“ … his brilliant top voice shook the rafters. His final act E lucevan le stelle had members of the audience literally in tears.”
Times Colonist, Victoria, B.C.,
Tenor Marc Hervieux’s story is one that could convince grown-ups to believe in fairy tales again. Is it really possible that this down-to-earth, 40 year-old Québecois singer who exudes sincerity and bonhomie is a renowned tenor with invitations to perform at the world’s leading opera houses? And can it be that the Marc Hervieux who grew up in Montréal’s working-class district of Hochelaga-Maisonneuve in a home where country music trumped opera, is the same Marc Hervieux who has given command performances for everyone from George W. Bush to Carl Gustav XVI, the King of Sweden?
The answer is a resounding “yes”, but Hervieux is unfazed by the celebrity factor and insists that, “I didn’t set out to be a star, I wanted to be a singer.” His modest attitude belies the fact that he receives invitations from the likes of Zubin Mehta and the Israel Philharmonic, and Valery Gergiev at the Mariinsky Theatre in St. Petersburg. The tenor has also been a principal artist at New York’s Metropolitan Opera since 2006, and has performed opposite such opera greats as Renée Fleming, Bryn Terfel, Lyne Fortin, and Anna Netrebko.
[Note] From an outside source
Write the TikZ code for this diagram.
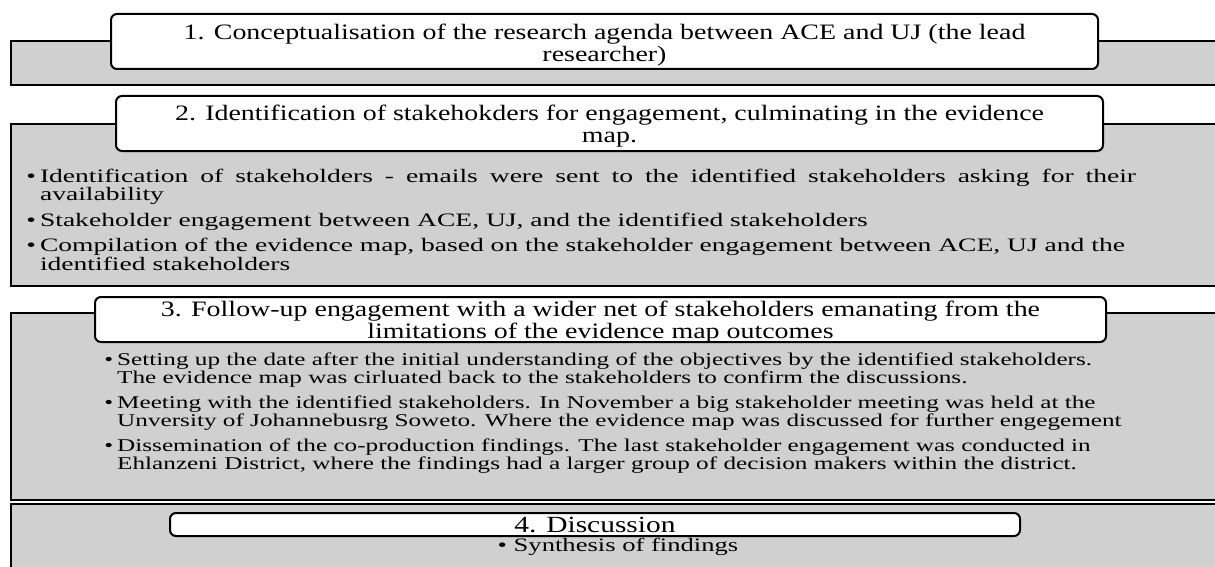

Marc Hervieux’s career has reached a level he could not have imagined during his early years as a graphic designer, when he sang occasionally with a rock band. He insists, however, that the fame is the just the icing on the cake, and that he commits himself fully to the task at hand, regardless of whether he is performing on one of the world’s legendary stages or that of his hometown opera company. “I don’t decide that I should sing better because I’m at the Met. I try to do my best all the time”, says Hervieux.
Despite the heady successes of this relatively late-bloomer who only learned to read music at age 24, Hervieux remains refreshingly true to his roots and maintains a close connection with his old Montréal neighbourhood. Every Christmas for many years, he has returned to sing midnight mass at the church Très-Saint-Nom-de-Jésus, specifically Minuit, chrétiens (Oh, Holy Night) – a tradition that is recreated on his classical recording debut for ATMA, Le premier Noël, which reached top ten status among classical CDs in Canada soon after its release in the fall of 2009.
Hervieux is living proof that a privileged upbringing is not a prerequisite for success. While he encourages young people to dream big and go beyond perceived limitations, he takes his own success in stride and puts it into perspective: When his agent called to tell him that his latest pop recording had gone gold, holding its own at the top of the charts alongside Michael Jackson, his response was, “That’s great, that’s fantastic, but I didn’t expect any of that.”
Perhaps it is this ability to remain true to himself that allows Hervieux to comfortably inhabit both the classical and popular music worlds. A quick search on Google brings up videos of the tenor singing everything from Gounod’s demanding arias from the opera Faust, to the theme from Love Story. Though he had already established an enviable international operatic career, it was his 2005 role as the Businessman in the wildly popular Franco-Québécois rock opera Starmania that has made him a household name among people who had never set foot inside an opera house. Likewise, his collaborations with Québec legend Ginette Reno and pop star Patsy Gallant, among others, opened doors to audiences that many classically-trained singers would ignore. And unlike the recent crop of tenors who are pre-packaged for mass-market appeal, Hervieux has a true depth of talent that rivals that of any of the great opera stars on the world stage today. “Tenor Marc Hervieux is even more commanding here, his singing in the central role of Cavaradossi thrilling and absolutely first class. This is a fully mature vocal performance of the role, consistent with the best international standards.” (Calgary Herald)
Though Marc Hervieux says he doesn’t have a grand scheme for his career, he admits that he chooses his projects very carefully according to an important criterion: “I want to be happy with what I do. I try to respect that impulse and be true to the things that are meaningful for me, like family. I have no regrets!”